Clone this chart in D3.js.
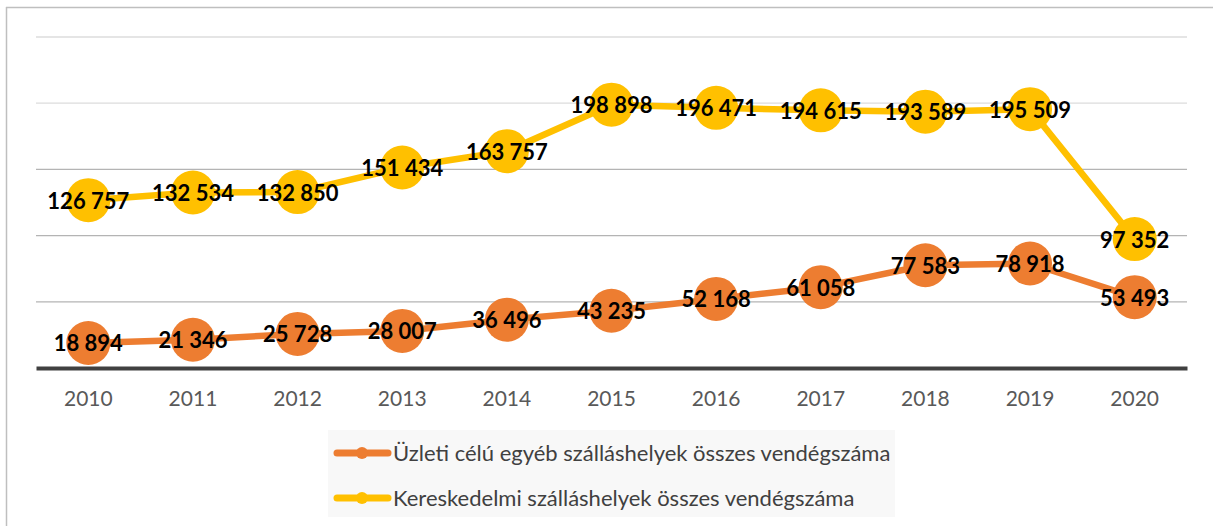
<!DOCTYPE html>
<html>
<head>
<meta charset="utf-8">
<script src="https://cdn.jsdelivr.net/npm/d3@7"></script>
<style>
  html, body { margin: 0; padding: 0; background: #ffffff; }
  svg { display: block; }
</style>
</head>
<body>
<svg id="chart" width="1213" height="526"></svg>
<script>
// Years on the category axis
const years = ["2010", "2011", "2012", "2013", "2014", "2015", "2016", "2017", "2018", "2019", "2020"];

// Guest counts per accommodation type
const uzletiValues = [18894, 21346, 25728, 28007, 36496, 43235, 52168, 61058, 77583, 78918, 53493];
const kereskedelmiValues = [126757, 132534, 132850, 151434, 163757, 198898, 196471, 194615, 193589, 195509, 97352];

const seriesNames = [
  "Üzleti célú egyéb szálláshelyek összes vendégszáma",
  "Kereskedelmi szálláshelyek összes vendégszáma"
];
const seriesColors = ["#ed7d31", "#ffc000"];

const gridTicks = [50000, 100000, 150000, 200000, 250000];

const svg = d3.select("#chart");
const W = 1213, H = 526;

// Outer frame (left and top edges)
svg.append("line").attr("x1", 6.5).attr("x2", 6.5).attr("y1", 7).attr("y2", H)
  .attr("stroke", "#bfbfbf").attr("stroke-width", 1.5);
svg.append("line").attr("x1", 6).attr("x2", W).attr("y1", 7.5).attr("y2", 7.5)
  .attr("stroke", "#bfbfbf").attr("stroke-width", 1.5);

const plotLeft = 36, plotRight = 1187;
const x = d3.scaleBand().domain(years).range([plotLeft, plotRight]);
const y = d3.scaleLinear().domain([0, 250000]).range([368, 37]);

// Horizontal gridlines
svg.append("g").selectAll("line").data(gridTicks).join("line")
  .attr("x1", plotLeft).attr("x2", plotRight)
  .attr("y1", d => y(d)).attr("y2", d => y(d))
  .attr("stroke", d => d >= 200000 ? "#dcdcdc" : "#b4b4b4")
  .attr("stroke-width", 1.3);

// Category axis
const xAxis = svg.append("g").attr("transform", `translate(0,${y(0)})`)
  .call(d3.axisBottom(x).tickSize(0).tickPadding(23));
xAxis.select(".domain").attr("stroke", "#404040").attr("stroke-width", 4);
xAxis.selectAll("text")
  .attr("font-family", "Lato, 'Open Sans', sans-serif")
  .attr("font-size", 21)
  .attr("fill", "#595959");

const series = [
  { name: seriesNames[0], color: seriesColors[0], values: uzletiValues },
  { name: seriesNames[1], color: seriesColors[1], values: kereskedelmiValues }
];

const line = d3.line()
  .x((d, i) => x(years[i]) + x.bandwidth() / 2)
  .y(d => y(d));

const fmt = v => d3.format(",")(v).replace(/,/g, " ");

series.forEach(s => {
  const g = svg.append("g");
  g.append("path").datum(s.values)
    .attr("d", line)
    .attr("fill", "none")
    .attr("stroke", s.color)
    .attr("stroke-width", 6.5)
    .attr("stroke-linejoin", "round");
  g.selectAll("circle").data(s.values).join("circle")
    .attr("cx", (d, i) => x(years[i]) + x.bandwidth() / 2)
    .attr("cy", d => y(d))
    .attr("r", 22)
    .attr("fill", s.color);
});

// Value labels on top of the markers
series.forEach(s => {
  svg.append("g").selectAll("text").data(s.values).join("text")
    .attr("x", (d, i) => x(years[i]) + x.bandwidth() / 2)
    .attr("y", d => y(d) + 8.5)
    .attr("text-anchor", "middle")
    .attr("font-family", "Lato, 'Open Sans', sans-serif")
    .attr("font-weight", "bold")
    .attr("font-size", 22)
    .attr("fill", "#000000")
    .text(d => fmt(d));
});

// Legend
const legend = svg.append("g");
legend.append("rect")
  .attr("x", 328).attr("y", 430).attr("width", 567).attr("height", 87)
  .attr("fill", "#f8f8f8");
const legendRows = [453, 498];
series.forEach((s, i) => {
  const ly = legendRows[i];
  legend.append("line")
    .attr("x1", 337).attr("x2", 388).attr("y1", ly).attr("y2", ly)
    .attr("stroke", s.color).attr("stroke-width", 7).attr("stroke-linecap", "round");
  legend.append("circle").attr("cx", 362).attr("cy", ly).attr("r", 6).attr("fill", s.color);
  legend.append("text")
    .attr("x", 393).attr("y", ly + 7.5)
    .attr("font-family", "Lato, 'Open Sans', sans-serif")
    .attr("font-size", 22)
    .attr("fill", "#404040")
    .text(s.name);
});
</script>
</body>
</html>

EXERCISE PROMPT: Read through the data and copy every line where "chart" shows up.

OUTPUT:
Clone this chart in D3.js.
<svg id="chart" width="1213" height="526"></svg>
const svg = d3.select("#chart");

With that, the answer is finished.